* _Data excerpts_

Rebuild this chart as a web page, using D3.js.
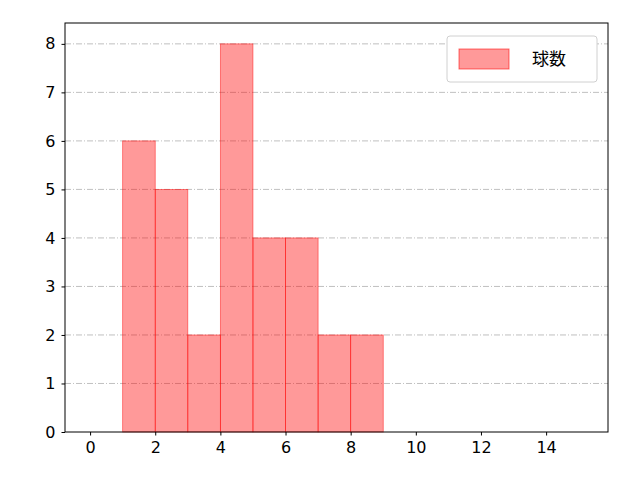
<!DOCTYPE html>
<html><head><meta charset="utf-8">
<script src="https://cdn.jsdelivr.net/npm/d3@7"></script>
<style>body{margin:0;background:#fff}</style>
</head><body>
<script>
// histogram bins (start, end) and counts
var binStarts = [1, 2, 3, 4, 5, 6, 7, 8];
var counts = [6, 5, 2, 8, 4, 4, 2, 2];
var xTicks = [0, 2, 4, 6, 8, 10, 12, 14];
var yTicks = [0, 1, 2, 3, 4, 5, 6, 7, 8];
var legendLabel = "球数";

var W = 640, H = 480;
var m = {left: 65, right: 32, top: 23, bottom: 48};
var font = "'DejaVu Sans', 'Noto Sans CJK JP', sans-serif";

var svg = d3.select("body").append("svg").attr("width", W).attr("height", H);

var x = d3.scaleLinear().domain([-0.77, 15.9]).range([m.left, W - m.right]);
var y = d3.scaleLinear().domain([0, 8.43]).range([H - m.bottom, m.top]);

// grid
svg.append("g").selectAll("line").data(yTicks.slice(1)).enter().append("line")
    .attr("x1", m.left).attr("x2", W - m.right)
    .attr("y1", function(d) { return y(d); }).attr("y2", function(d) { return y(d); })
    .attr("stroke", "#b0b0b0").attr("stroke-width", 0.8)
    .attr("stroke-dasharray", "6,2,1,2");

// bars
svg.append("g").selectAll("rect").data(binStarts).enter().append("rect")
    .attr("x", function(d) { return x(d); })
    .attr("width", function(d) { return x(d + 1) - x(d); })
    .attr("y", function(d, i) { return y(counts[i]); })
    .attr("height", function(d, i) { return y(0) - y(counts[i]); })
    .attr("fill", "rgba(255,0,0,0.4)")
    .attr("stroke", "rgba(255,0,0,0.55)").attr("stroke-width", 0.8);

// axes
var xAxis = svg.append("g").attr("transform", "translate(0," + (H - m.bottom) + ")")
    .call(d3.axisBottom(x).tickValues(xTicks).tickSize(3.5).tickPadding(6));
var yAxis = svg.append("g").attr("transform", "translate(" + m.left + ",0)")
    .call(d3.axisLeft(y).tickValues(yTicks).tickSize(3.5).tickPadding(6));
[xAxis, yAxis].forEach(function(a) {
    a.select(".domain").remove();
    a.selectAll("text").attr("font-size", 16).attr("font-family", font).attr("fill", "#000");
    a.selectAll("line").attr("stroke", "#000");
});

// frame
svg.append("rect").attr("x", m.left).attr("y", m.top)
    .attr("width", W - m.left - m.right).attr("height", H - m.top - m.bottom)
    .attr("fill", "none").attr("stroke", "#000").attr("stroke-width", 1);

// legend
var lg = svg.append("g");
lg.append("rect").attr("x", 447).attr("y", 36).attr("width", 150).attr("height", 46)
    .attr("rx", 3).attr("fill", "#fff").attr("stroke", "#d0d0d0");
lg.append("rect").attr("x", 459).attr("y", 49).attr("width", 50).attr("height", 20)
    .attr("fill", "rgba(255,0,0,0.4)").attr("stroke", "rgba(255,0,0,0.55)");
lg.append("text").attr("x", 532).attr("y", 65).text(legendLabel)
    .attr("font-size", 17).attr("font-family", "'Noto Sans CJK JP', sans-serif");
</script>
</body></html>
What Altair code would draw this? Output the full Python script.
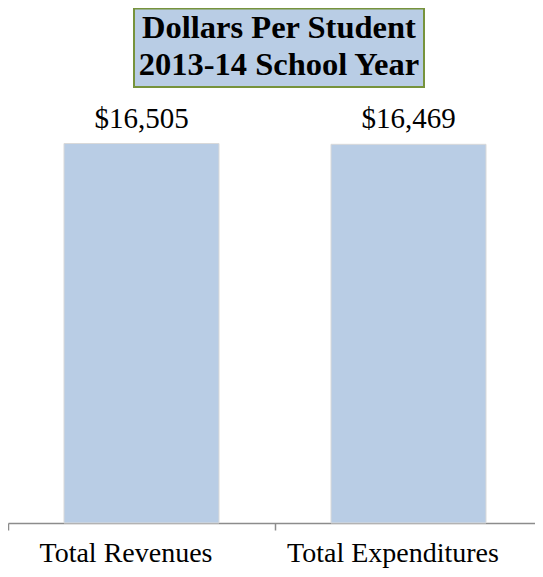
import altair as alt
import pandas as pd

categories = ["Total Revenues", "Total Expenditures"]
values = [16505, 16469]
labels = ["$16,505", "$16,469"]
title_lines = ["Dollars Per Student", "2013-14 School Year"]

df = pd.DataFrame({"category": categories, "value": values, "label": labels})

PLOT_W = 527
PLOT_H = 515
AXIS_Y = 8 + PLOT_H          # page y of the x axis
YMAX = 16505 * PLOT_H / (AXIS_Y - 143.5)

FONT = "Liberation Serif"

base = alt.Chart(df).encode(
    x=alt.X(
        "category:N",
        sort=categories,
        scale=alt.Scale(paddingInner=0, paddingOuter=0, range=[0, 534]),
        axis=alt.Axis(
            title=None,
            labelAngle=0,
            labelFont=FONT,
            labelFontSize=28,
            labelColor="black",
            labelPadding=9,
            labelOffset=-16,
            labelLimit=0,
            tickBand="extent",
            tickSize=7,
            tickColor="#8c8c8c",
            domainColor="#8c8c8c",
            domainWidth=1.5,
            tickWidth=1.5,
            grid=False,
        ),
    ),
)

bars = base.mark_bar(size=155, color="#b9cde5", stroke="#d9d9d9", strokeWidth=1).encode(
    y=alt.Y("value:Q", scale=alt.Scale(domain=[0, YMAX], nice=False), axis=None)
)

text = base.mark_text(font=FONT, fontSize=29, color="black", baseline="alphabetic", dy=-16).encode(
    y=alt.Y("value:Q"), text="label:N"
)

# title box drawn in plot coordinates
box = alt.Chart(pd.DataFrame({"t": [0]})).mark_rect(
    fill="#b9cde5", stroke="#77933c", strokeWidth=2
).encode(x=alt.value(126), x2=alt.value(416), y=alt.value(0.5), y2=alt.value(79))

title_text = alt.Chart(pd.DataFrame({"t": ["\n".join(title_lines)]})).mark_text(
    font=FONT, fontSize=32.5, fontWeight="bold", color="black", lineBreak="\n",
    lineHeight=37, baseline="alphabetic", align="center"
).encode(x=alt.value(271), y=alt.value(30), text="t:N")

chart = alt.layer(box, title_text, bars, text).properties(
    width=PLOT_W, height=PLOT_H,
    padding={"left": 0, "top": 0, "right": 0, "bottom": 46},
    autosize=alt.AutoSizeParams(type="none"),
).configure_view(stroke=None)

chart.save("out.html", embed_options={"renderer": "svg", "actions": False})
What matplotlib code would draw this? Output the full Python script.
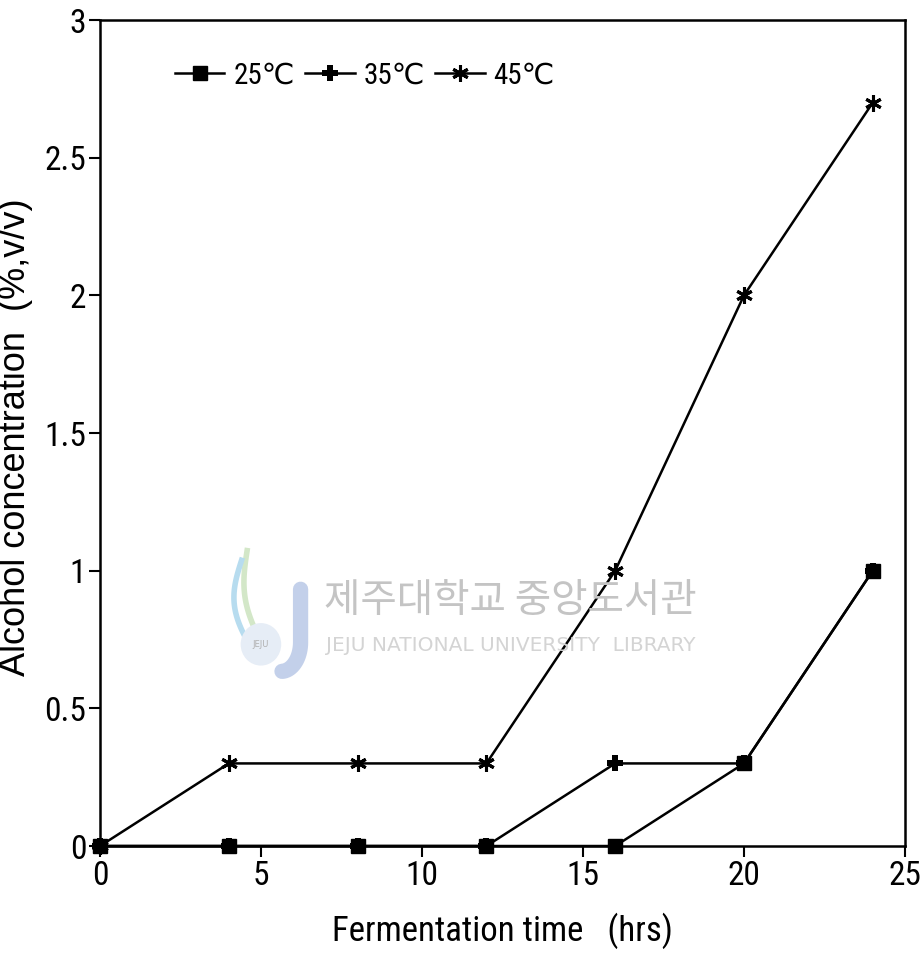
import numpy as np
import matplotlib.pyplot as plt
from matplotlib.patches import Circle

# fermentation data
hours = [0, 4, 8, 12, 16, 20, 24]
alc_25 = [0, 0, 0, 0, 0, 0.3, 1.0]
alc_35 = [0, 0, 0, 0, 0.3, 0.3, 1.0]
alc_45 = [0, 0.3, 0.3, 0.3, 1.0, 2.0, 2.7]
labels = ['25\u2103', '35\u2103', '45\u2103']

narrow = ['Roboto Condensed', 'Archivo Narrow', 'PT Sans Narrow', 'DejaVu Sans']
plt.rcParams['font.family'] = narrow

fig = plt.figure(figsize=(9.22, 9.66), dpi=100)
ax = fig.add_axes([0.1085, 0.1242, 0.873, 0.855])

# library watermark behind the data
fig.text(0.554, 0.378, '제주대학교 중앙도서관', family=['Noto Sans CJK KR'],
         fontsize=28.5, color='#c4c4c4', ha='center', va='center', zorder=0)
fig.text(0.554, 0.332, 'JEJU NATIONAL UNIVERSITY  LIBRARY', family=['DejaVu Sans'],
         fontsize=14.5, color='#d4d4d4', ha='center', va='center', zorder=0)
t = np.linspace(0, np.pi, 40)
jx = np.r_[[0.326, 0.326], 0.305 + 0.021 * np.cos(t[:20])]
jy = np.r_[[0.39, 0.335], 0.335 - 0.03 * np.sin(t[:20])]
fig.lines.append(plt.Line2D(jx, jy, transform=fig.transFigure, color='#c3d0ea',
                            lw=11, solid_capstyle='round', zorder=0))
s = np.linspace(0, 1, 40)
fig.lines.append(plt.Line2D(0.268 - 0.012 * np.sin(s * 3.0) + 0.02 * s, 0.43 - 0.1 * s,
                            transform=fig.transFigure, color='#d3e7c8', lw=4, zorder=0))
fig.lines.append(plt.Line2D(0.262 - 0.014 * np.sin(s * 3.0) + 0.012 * s, 0.42 - 0.09 * s,
                            transform=fig.transFigure, color='#b7dcef', lw=4, zorder=0))
fig.patches.append(Circle((0.283, 0.333), 0.022, transform=fig.transFigure,
                          fc='#e6edf6', ec='none', zorder=0))
fig.text(0.283, 0.333, 'JEJU', family=['DejaVu Sans'], fontsize=6, color='#b0b0b0',
         ha='center', va='center', zorder=0)

ax.patch.set_alpha(0)
ax.plot(hours, alc_45, color='black', lw=1.8, marker=(6, 2, 0), ms=12, mew=2.2,
        label=labels[2], zorder=3, clip_on=False)
ax.plot(hours, alc_35, color='black', lw=1.8, marker='P', ms=11, mew=0,
        label=labels[1], zorder=3, clip_on=False)
ax.plot(hours, alc_25, color='black', lw=1.8, marker='s', ms=10,
        label=labels[0], zorder=4, clip_on=False)

ax.set_xlim(0, 25)
ax.set_ylim(0, 3)
ax.set_xticks([0, 5, 10, 15, 20, 25])
ax.set_yticks([0, 0.5, 1, 1.5, 2, 2.5, 3])
ax.set_yticklabels(['0', '0.5', '1', '1.5', '2', '2.5', '3'])
ax.tick_params(direction='out', length=8, width=1.5, labelsize=24, pad=2)
for sp in ax.spines.values():
    sp.set_linewidth(1.8)

ax.set_xlabel('Fermentation time   (hrs)', fontsize=25)
ax.xaxis.set_label_coords(0.5, -0.081)
ax.set_ylabel('Alcohol concentration  (%,v/v)',
              family=['Liberation Sans', 'Arimo', 'DejaVu Sans'], fontsize=26)
ax.yaxis.set_label_coords(-0.083, 0.495)

h, l = ax.get_legend_handles_labels()
ax.legend(h[::-1], l[::-1], loc='center left', bbox_to_anchor=(0.093, 0.933), ncol=3,
          frameon=False, fontsize=21, handlelength=1.7, handletextpad=0.3,
          columnspacing=0.35, borderaxespad=0, borderpad=0)

fig.savefig('out.png', dpi=100)
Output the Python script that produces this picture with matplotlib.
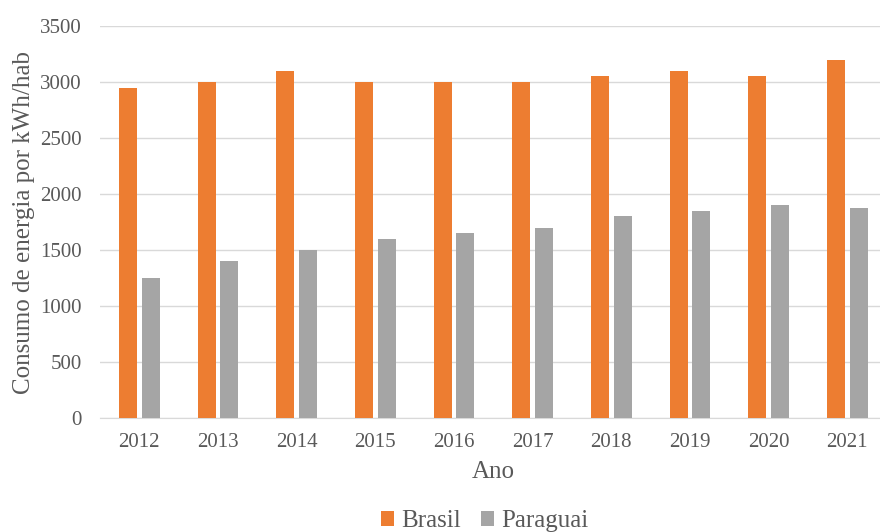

* _Short problem_
Give back, unchanged, each line from the one containing "What matplotlib code" through the one containing "labels = ['25\u2103', '35\u2103', '45\u2103']". Pictures are to be left out.

* _Answer below_
What matplotlib code would draw this? Output the full Python script.
import numpy as np
import matplotlib.pyplot as plt
from matplotlib.patches import Circle

# fermentation data
hours = [0, 4, 8, 12, 16, 20, 24]
alc_25 = [0, 0, 0, 0, 0, 0.3, 1.0]
alc_35 = [0, 0, 0, 0, 0.3, 0.3, 1.0]
alc_45 = [0, 0.3, 0.3, 0.3, 1.0, 2.0, 2.7]
labels = ['25\u2103', '35\u2103', '45\u2103']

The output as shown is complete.